One debate I remember having at the game was over how boring the game was (this was probably in the 7th or 8th inning). Not everyone enjoys great pitching, and a 2-0 game in which the home team is losing for 8 innings isn’t most people’s ideal game, but I was thrilled the whole way (this was as opposed to my cousins, both of whom fell asleep at one point or another).

In the 9th inning, all star closer (not a typo) Byung-Hyun Kim was brought in, and in spite of the fact that he had given up a homerun to Derek Jeter the night before he had been lights out all season prior. Jorge Posada led off with a double, almost as good a start as the Yankees could ask for. Kim recovered to  turn away the next two hitters; Arizona was now holding a comfortable two run lead with two outs, and Scott Brosius came to bat, the number 8 hitter with a career 94 OPS+ and who had hit 13 home runs all season.

The entire crowd was already standing, clapping and yelling before Brosius even got a chance to swing. When he finally did, hammering a homerun to tie the game, the stadium literally began to quake. The enormous concrete and steel structure of Yankee Stadium was shaking rather violently from the crowd jumping up and down. Alfonso Soriano came to bat next, and flew out, and all the while the noise level never dropped one bit.

Several innings later in the bottom of the 12th, in a quick strike of National League style baseball, the Yankees scored a walk-off victory:

C Knoblauch Single to CF (Line Drive to Deep SS)

S Brosius Bunt Groundout: 1B unassisted/Sacrifice; Knoblauch to 2B

A Soriano Single to RF; Knoblauch Scores

I have always had a love of baseball, but I had never (and haven’t since) been to a game or in an environment as exciting as that one. The game was great, and the ending was perfect. Better yet was being a part of a massive group of people in a great and recovering city. Nothing will compare to the way people got along in the weeks and months of the autumn, and cheering together for the city’s favorite team was just a small part of that, but a small part that was thrilled to be a part of. There are very few memories I hold that I can still close my eyes and not only picture but feel them; It was cold and it was late, but it was perfect, and things like this are why I want to have this blog to share with everyone.


Roarin’ Good Times

February 15, 2009

Here is the outlook for the coming season: I will of course be on top of everything the Yankees do, and will probably post/bitch/gloat at least once a week, depending on the course of the season. Also, more importantly, every post title from here on out will be dinosaur related. Think I can come up with upwards of fifty dinosaur jokes? WE SHALL SEE.

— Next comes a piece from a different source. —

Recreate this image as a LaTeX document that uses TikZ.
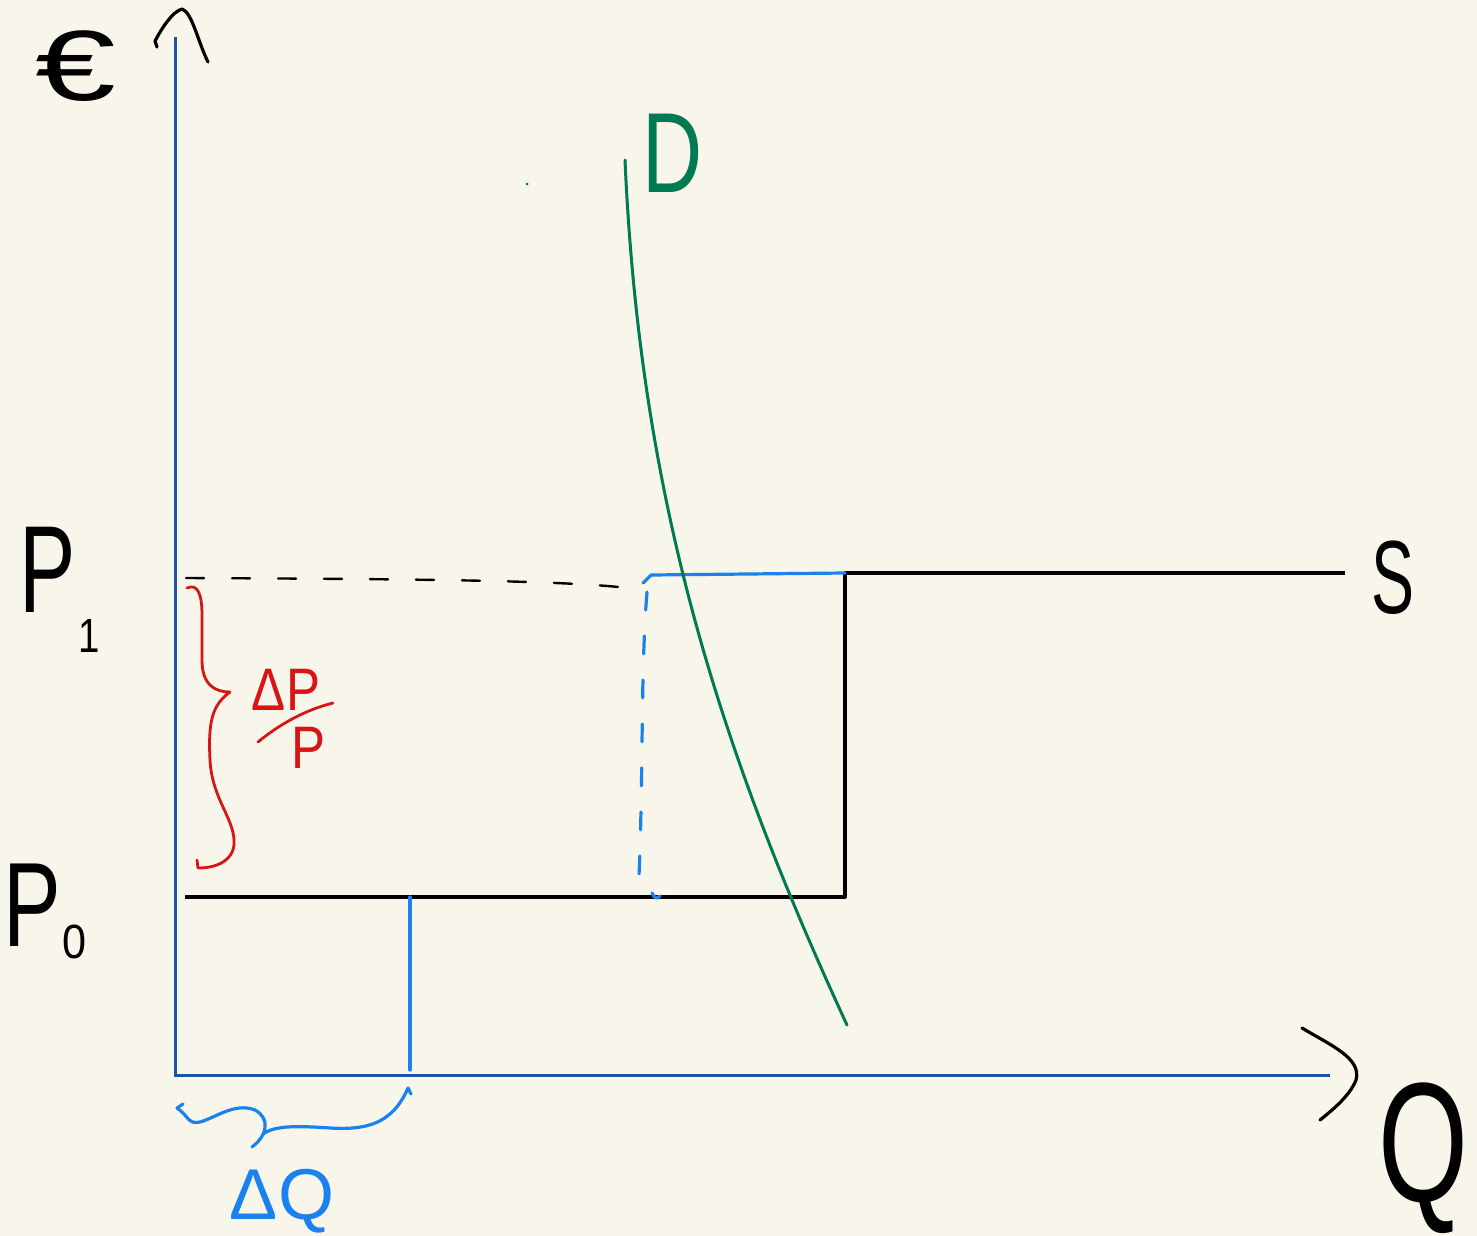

Now, onto real baseball related musings. Even after the expected departure of Bobby Abreu (to the Angels) last week, the Yankees have quite a bit of depth in the corner outfield positions. Hideki Matsui and Johnny Damon are still around, and each is still more than capable of putting up better than league average numbers in left field. If he doesn’t end up in center field, Brett Gardner also provides a great glove and incredible speed, a similar skill set to Jacoby Ellsbury. Last year’s mid-season pickup Xavier Nady is a starting caliber player, and newly acquired Nick Swisher has a career OPS+ of 112. The Nady trade was at best questionable last season, and after picking up Swisher only seems all the more unnecessary. Damaso Marte, also picked up in the Nady trade, could have at least fetched a pair of first round picks (should the Yankees have offered him arbitration and he turned it down), but I will save complaints about that debacle for another evening. Instead, while Nady and Marte are serviceable players, they cost the Yankees a promising and (very) young player in Jose Tabata, who after recovering from a hand/wrist injury finally started putting together a solid string of games in Pittsburgh’s minor league system. The presence of Swisher and the dearth of bullpen arms in the Yankees high minor leagues only further cement the notion that the trade with Pittsburgh was unnecessary. Considering Marte and Nady each got new contracts and raises, and you really wonder what Cash was thinking last Summer, other than that it was time to panic.

Of course, all of that leads to the Yankees current situation, which in all honesty is a good one. Depth is a plus, especially with several players past their prime in the outfield. However, the best course of action at this juncture would be to make a trade to essentially “undo” last season’s version. Sending Nady to a team like Atlanta, Cincinatti or even the Mets (any of whom would likely require eating much of the raise Nady got this season) for a prospect or two would go a long way in repairing the Yankees minor leagues, which suffered in the last year due to a poor draft. Adding an offensive prospect via trade, followed by a strong June draft (the Yankees still retain a first round pick, even after their spending spree on Type A free agents, because they failed to sign last year’s number 1 pick Gerrit Cole) would do a world of good for a system scarce in hitting after Austin Jackson and Jesus Montero.

The Yankees are certainly not in any offensive trouble this season, but Jeter, Posada Damon and Matsui are all going to be gone or displaced to new positions in the next several years, and the way the team handles the minor leagues in the next season and a half is going to be a huge determiner in how the A.L. East standings look for the next decade.